§ **WHAT YOU ARE ASKED TO DO**: Return the listing below unchanged, minus its pictures.

START RECORDED INFORMATION

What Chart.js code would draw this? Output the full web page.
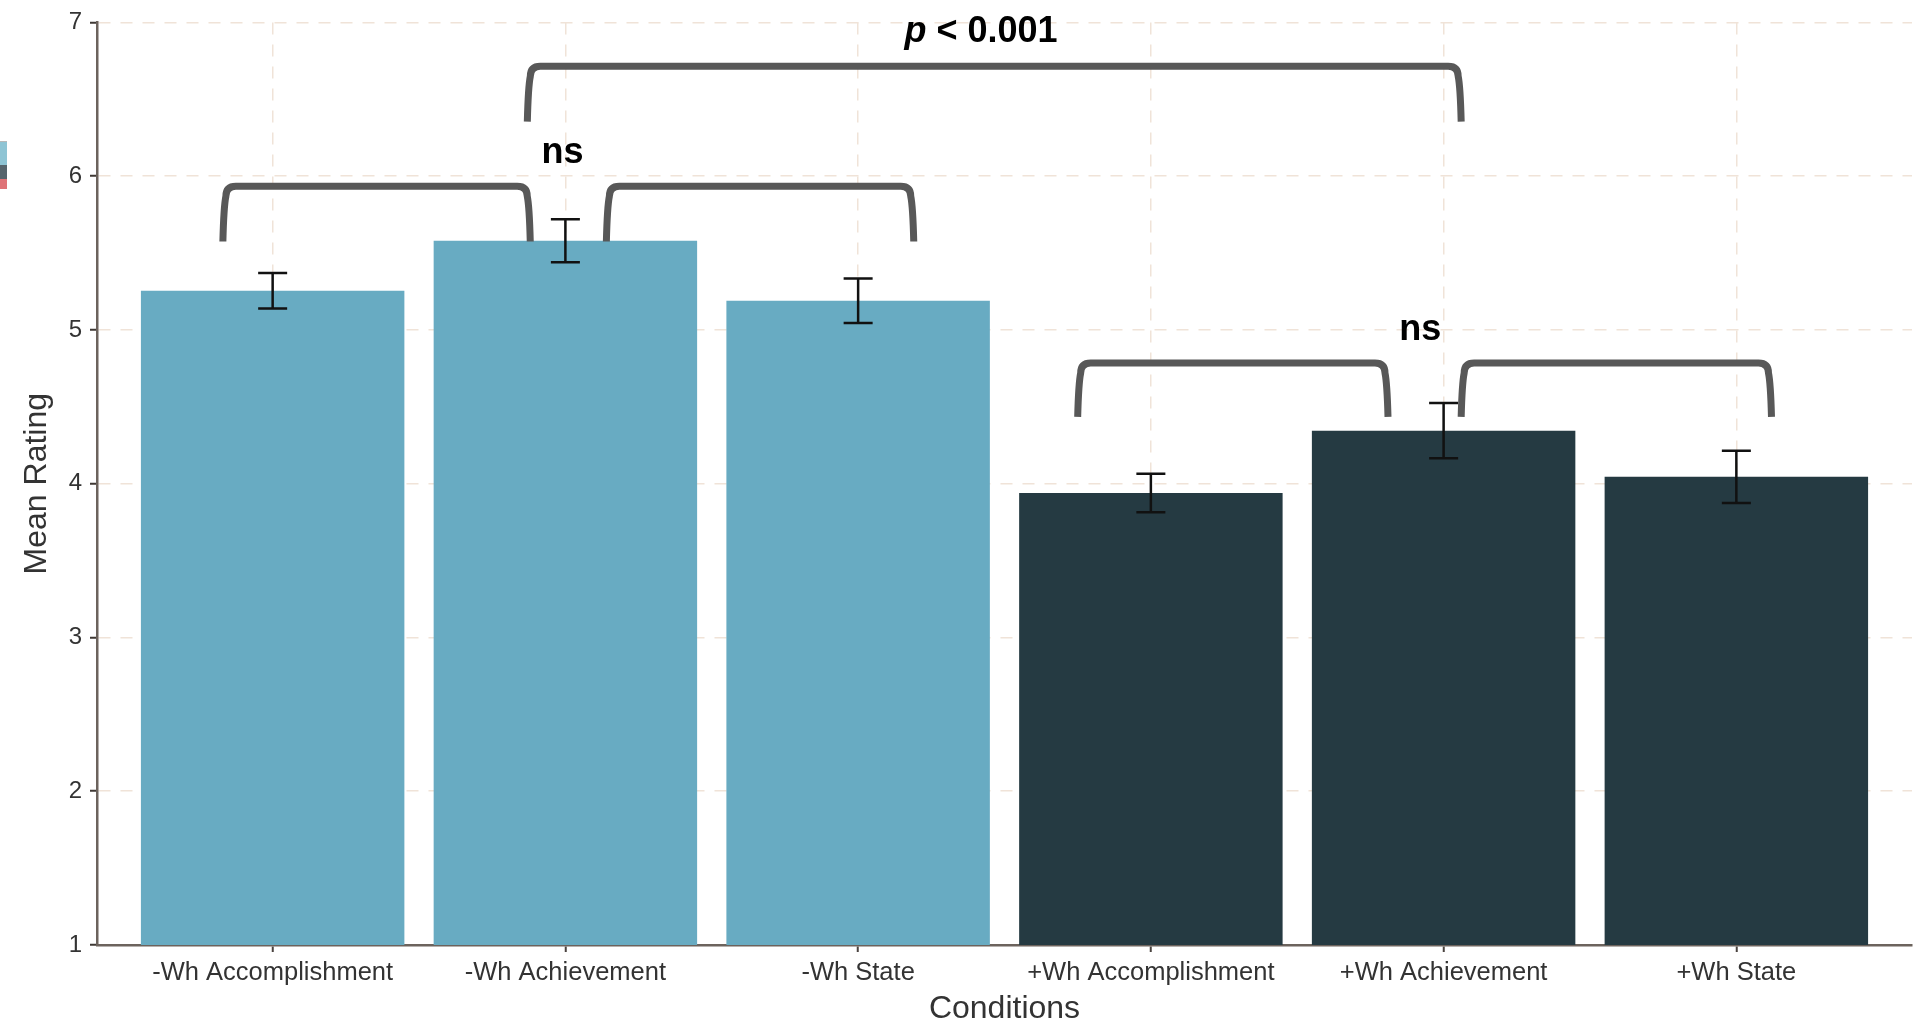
<!DOCTYPE html>
<html>
<head>
<meta charset="utf-8">
<script src="https://cdn.jsdelivr.net/npm/chart.js@4.4.1/dist/chart.umd.min.js"></script>
<style>
  html, body { margin: 0; padding: 0; background: #ffffff; }
  canvas { display: block; }
</style>
</head>
<body>
<canvas id="chart" width="1913" height="1025"></canvas>
<script>
// ---- data ----
const categories = ['-Wh Accomplishment', '-Wh Achievement', '-Wh State',
                    '+Wh Accomplishment', '+Wh Achievement', '+Wh State'];
const meanRating = [5.255, 5.58, 5.19, 3.94, 4.345, 4.045];
const stdError   = [0.115, 0.14, 0.145, 0.125, 0.18, 0.17];
const whGroup    = ['-Wh', '-Wh', '-Wh', '+Wh', '+Wh', '+Wh'];
const yTicks     = [1, 2, 3, 4, 5, 6, 7];

// significance brackets (x in category units, y in rating units)
const brackets = [
  { from: 1.87, to: 5.06, top: 6.715, foot: 6.355 },
  { from: 0.83, to: 1.88, top: 5.935, foot: 5.575 },
  { from: 2.14, to: 3.19, top: 5.935, foot: 5.575 },
  { from: 3.75, to: 4.81, top: 4.785, foot: 4.435 },
  { from: 5.06, to: 6.12, top: 4.785, foot: 4.435 }
];
const sigLabels = [
  { parts: [['p', true], [' < 0.001', false]], x: 3.42, y: 6.935 },
  { parts: [['ns', false]], x: 1.99, y: 6.15 },
  { parts: [['ns', false]], x: 4.92, y: 5.00 }
];

// ---- style ----
const FONT = "'Liberation Sans', Arial, Helvetica, sans-serif";
const groupColors = { '-Wh': '#68abc2', '+Wh': '#253a42' };
const gridColor = '#f0e3d8';
const axisColor = '#6c635d';

const annotate = {
  id: 'annotate',
  afterDatasetsDraw(chart) {
    const { ctx, scales: { x, y } } = chart;
    ctx.save();

    // error bars
    ctx.strokeStyle = '#111111';
    ctx.lineWidth = 2.5;
    const cap = 14.5;
    meanRating.forEach((m, i) => {
      const px = x.getPixelForValue(i + 1);
      const hi = y.getPixelForValue(m + stdError[i]);
      const lo = y.getPixelForValue(m - stdError[i]);
      ctx.beginPath();
      ctx.moveTo(px, hi); ctx.lineTo(px, lo);
      ctx.moveTo(px - cap, hi); ctx.lineTo(px + cap, hi);
      ctx.moveTo(px - cap, lo); ctx.lineTo(px + cap, lo);
      ctx.stroke();
    });

    // brackets
    ctx.strokeStyle = '#585858';
    ctx.lineWidth = 7;
    ctx.lineJoin = 'round';
    ctx.lineCap = 'butt';
    brackets.forEach(b => {
      const x1 = x.getPixelForValue(b.from), x2 = x.getPixelForValue(b.to);
      const yt = y.getPixelForValue(b.top), yb = y.getPixelForValue(b.foot);
      const r = 10, s = 3;
      ctx.beginPath();
      ctx.moveTo(x1, yb);
      ctx.quadraticCurveTo(x1 + s * 0.3, yt + r * 2, x1 + s, yt + r);
      ctx.quadraticCurveTo(x1 + s, yt, x1 + s + r, yt);
      ctx.lineTo(x2 - s - r, yt);
      ctx.quadraticCurveTo(x2 - s, yt, x2 - s, yt + r);
      ctx.quadraticCurveTo(x2 - s * 0.3, yt + r * 2, x2, yb);
      ctx.stroke();
    });

    // bracket labels
    ctx.fillStyle = '#000000';
    ctx.textBaseline = 'middle';
    ctx.textAlign = 'left';
    sigLabels.forEach(l => {
      const fonts = l.parts.map(p => (p[1] ? 'italic ' : '') + 'bold 36px ' + FONT);
      let total = 0;
      const widths = l.parts.map((p, i) => { ctx.font = fonts[i]; const w = ctx.measureText(p[0]).width; total += w; return w; });
      let cx = x.getPixelForValue(l.x) - total / 2;
      const cy = y.getPixelForValue(l.y);
      l.parts.forEach((p, i) => { ctx.font = fonts[i]; ctx.fillText(p[0], cx, cy); cx += widths[i]; });
    });
    ctx.restore();
  },
  afterDraw(chart) {
    // clipped colour key at the left edge
    const ctx = chart.ctx;
    ctx.save();
    ctx.fillStyle = '#b8b8b8'; ctx.fillRect(0, 141, 7, 1);
    ctx.fillStyle = '#8ec4d4'; ctx.fillRect(0, 142, 7, 23);
    ctx.fillStyle = '#56646c'; ctx.fillRect(0, 165, 7, 14);
    ctx.fillStyle = '#df7377'; ctx.fillRect(0, 179, 7, 10);
    ctx.restore();
  }
};

new Chart(document.getElementById('chart'), {
  type: 'bar',
  data: {
    datasets: [{
      data: categories.map((c, i) => ({ x: i + 1, y: meanRating[i] })),
      backgroundColor: whGroup.map(g => groupColors[g]),
      borderWidth: 0,
      barPercentage: 0.9,
      categoryPercentage: 1
    }]
  },
  options: {
    responsive: false,
    animation: false,
    devicePixelRatio: 1,
    layout: { padding: { top: 18, right: 1, left: 0, bottom: 0 } },
    plugins: { legend: { display: false }, tooltip: { enabled: false } },
    scales: {
      x: {
        type: 'linear',
        min: 0.4, max: 6.6,
        bounds: 'data',
        offset: false,
        afterBuildTicks: s => { s.ticks = categories.map((c, i) => ({ value: i + 1 })); },
        afterFit: s => { s.height = 80; },
        ticks: {
          autoSkip: false, maxRotation: 0, minRotation: 0, padding: 6,
          color: '#333333', font: { size: 25.5, family: FONT },
          callback: v => categories[Math.round(v) - 1]
        },
        grid: { offset: false, color: gridColor, lineWidth: 1.5, tickLength: 7, tickColor: '#4a433f', tickWidth: 2 },
        border: { color: axisColor, width: 2.5, dash: [12, 10] },
        title: {
          display: true, text: 'Conditions', color: '#333333',
          font: { size: 32, family: FONT, lineHeight: 1.0 }, padding: { top: 0, bottom: 0 }
        }
      },
      y: {
        min: 1, max: 7,
        bounds: 'data',
        afterBuildTicks: s => { s.ticks = yTicks.map(v => ({ value: v })); },
        afterFit: s => { s.width = 97; },
        ticks: { padding: 8, color: '#333333', font: { size: 24, family: FONT } },
        grid: { color: gridColor, lineWidth: 1.5, tickLength: 7, tickColor: '#3f3935', tickWidth: 2 },
        border: { color: axisColor, width: 2.5, dash: [12, 10] },
        title: {
          display: true, text: 'Mean Rating', color: '#333333',
          font: { size: 32, family: FONT, lineHeight: 1.2 }, padding: { top: 18, bottom: 0 }
        }
      }
    }
  },
  plugins: [annotate]
});
</script>
</body>
</html>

END RECORDED INFORMATION

§ **FULL ANSWER**:
What Chart.js code would draw this? Output the full web page.
<!DOCTYPE html>
<html>
<head>
<meta charset="utf-8">
<script src="https://cdn.jsdelivr.net/npm/chart.js@4.4.1/dist/chart.umd.min.js"></script>
<style>
  html, body { margin: 0; padding: 0; background: #ffffff; }
  canvas { display: block; }
</style>
</head>
<body>
<canvas id="chart" width="1913" height="1025"></canvas>
<script>
// ---- data ----
const categories = ['-Wh Accomplishment', '-Wh Achievement', '-Wh State',
                    '+Wh Accomplishment', '+Wh Achievement', '+Wh State'];
const meanRating = [5.255, 5.58, 5.19, 3.94, 4.345, 4.045];
const stdError   = [0.115, 0.14, 0.145, 0.125, 0.18, 0.17];
const whGroup    = ['-Wh', '-Wh', '-Wh', '+Wh', '+Wh', '+Wh'];
const yTicks     = [1, 2, 3, 4, 5, 6, 7];

// significance brackets (x in category units, y in rating units)
const brackets = [
  { from: 1.87, to: 5.06, top: 6.715, foot: 6.355 },
  { from: 0.83, to: 1.88, top: 5.935, foot: 5.575 },
  { from: 2.14, to: 3.19, top: 5.935, foot: 5.575 },
  { from: 3.75, to: 4.81, top: 4.785, foot: 4.435 },
  { from: 5.06, to: 6.12, top: 4.785, foot: 4.435 }
];
const sigLabels = [
  { parts: [['p', true], [' < 0.001', false]], x: 3.42, y: 6.935 },
  { parts: [['ns', false]], x: 1.99, y: 6.15 },
  { parts: [['ns', false]], x: 4.92, y: 5.00 }
];

// ---- style ----
const FONT = "'Liberation Sans', Arial, Helvetica, sans-serif";
const groupColors = { '-Wh': '#68abc2', '+Wh': '#253a42' };
const gridColor = '#f0e3d8';
const axisColor = '#6c635d';

const annotate = {
  id: 'annotate',
  afterDatasetsDraw(chart) {
    const { ctx, scales: { x, y } } = chart;
    ctx.save();

    // error bars
    ctx.strokeStyle = '#111111';
    ctx.lineWidth = 2.5;
    const cap = 14.5;
    meanRating.forEach((m, i) => {
      const px = x.getPixelForValue(i + 1);
      const hi = y.getPixelForValue(m + stdError[i]);
      const lo = y.getPixelForValue(m - stdError[i]);
      ctx.beginPath();
      ctx.moveTo(px, hi); ctx.lineTo(px, lo);
      ctx.moveTo(px - cap, hi); ctx.lineTo(px + cap, hi);
      ctx.moveTo(px - cap, lo); ctx.lineTo(px + cap, lo);
      ctx.stroke();
    });

    // brackets
    ctx.strokeStyle = '#585858';
    ctx.lineWidth = 7;
    ctx.lineJoin = 'round';
    ctx.lineCap = 'butt';
    brackets.forEach(b => {
      const x1 = x.getPixelForValue(b.from), x2 = x.getPixelForValue(b.to);
      const yt = y.getPixelForValue(b.top), yb = y.getPixelForValue(b.foot);
      const r = 10, s = 3;
      ctx.beginPath();
      ctx.moveTo(x1, yb);
      ctx.quadraticCurveTo(x1 + s * 0.3, yt + r * 2, x1 + s, yt + r);
      ctx.quadraticCurveTo(x1 + s, yt, x1 + s + r, yt);
      ctx.lineTo(x2 - s - r, yt);
      ctx.quadraticCurveTo(x2 - s, yt, x2 - s, yt + r);
      ctx.quadraticCurveTo(x2 - s * 0.3, yt + r * 2, x2, yb);
      ctx.stroke();
    });

    // bracket labels
    ctx.fillStyle = '#000000';
    ctx.textBaseline = 'middle';
    ctx.textAlign = 'left';
    sigLabels.forEach(l => {
      const fonts = l.parts.map(p => (p[1] ? 'italic ' : '') + 'bold 36px ' + FONT);
      let total = 0;
      const widths = l.parts.map((p, i) => { ctx.font = fonts[i]; const w = ctx.measureText(p[0]).width; total += w; return w; });
      let cx = x.getPixelForValue(l.x) - total / 2;
      const cy = y.getPixelForValue(l.y);
      l.parts.forEach((p, i) => { ctx.font = fonts[i]; ctx.fillText(p[0], cx, cy); cx += widths[i]; });
    });
    ctx.restore();
  },
  afterDraw(chart) {
    // clipped colour key at the left edge
    const ctx = chart.ctx;
    ctx.save();
    ctx.fillStyle = '#b8b8b8'; ctx.fillRect(0, 141, 7, 1);
    ctx.fillStyle = '#8ec4d4'; ctx.fillRect(0, 142, 7, 23);
    ctx.fillStyle = '#56646c'; ctx.fillRect(0, 165, 7, 14);
    ctx.fillStyle = '#df7377'; ctx.fillRect(0, 179, 7, 10);
    ctx.restore();
  }
};

new Chart(document.getElementById('chart'), {
  type: 'bar',
  data: {
    datasets: [{
      data: categories.map((c, i) => ({ x: i + 1, y: meanRating[i] })),
      backgroundColor: whGroup.map(g => groupColors[g]),
      borderWidth: 0,
      barPercentage: 0.9,
      categoryPercentage: 1
    }]
  },
  options: {
    responsive: false,
    animation: false,
    devicePixelRatio: 1,
    layout: { padding: { top: 18, right: 1, left: 0, bottom: 0 } },
    plugins: { legend: { display: false }, tooltip: { enabled: false } },
    scales: {
      x: {
        type: 'linear',
        min: 0.4, max: 6.6,
        bounds: 'data',
        offset: false,
        afterBuildTicks: s => { s.ticks = categories.map((c, i) => ({ value: i + 1 })); },
        afterFit: s => { s.height = 80; },
        ticks: {
          autoSkip: false, maxRotation: 0, minRotation: 0, padding: 6,
          color: '#333333', font: { size: 25.5, family: FONT },
          callback: v => categories[Math.round(v) - 1]
        },
        grid: { offset: false, color: gridColor, lineWidth: 1.5, tickLength: 7, tickColor: '#4a433f', tickWidth: 2 },
        border: { color: axisColor, width: 2.5, dash: [12, 10] },
        title: {
          display: true, text: 'Conditions', color: '#333333',
          font: { size: 32, family: FONT, lineHeight: 1.0 }, padding: { top: 0, bottom: 0 }
        }
      },
      y: {
        min: 1, max: 7,
        bounds: 'data',
        afterBuildTicks: s => { s.ticks = yTicks.map(v => ({ value: v })); },
        afterFit: s => { s.width = 97; },
        ticks: { padding: 8, color: '#333333', font: { size: 24, family: FONT } },
        grid: { color: gridColor, lineWidth: 1.5, tickLength: 7, tickColor: '#3f3935', tickWidth: 2 },
        border: { color: axisColor, width: 2.5, dash: [12, 10] },
        title: {
          display: true, text: 'Mean Rating', color: '#333333',
          font: { size: 32, family: FONT, lineHeight: 1.2 }, padding: { top: 18, bottom: 0 }
        }
      }
    }
  },
  plugins: [annotate]
});
</script>
</body>
</html>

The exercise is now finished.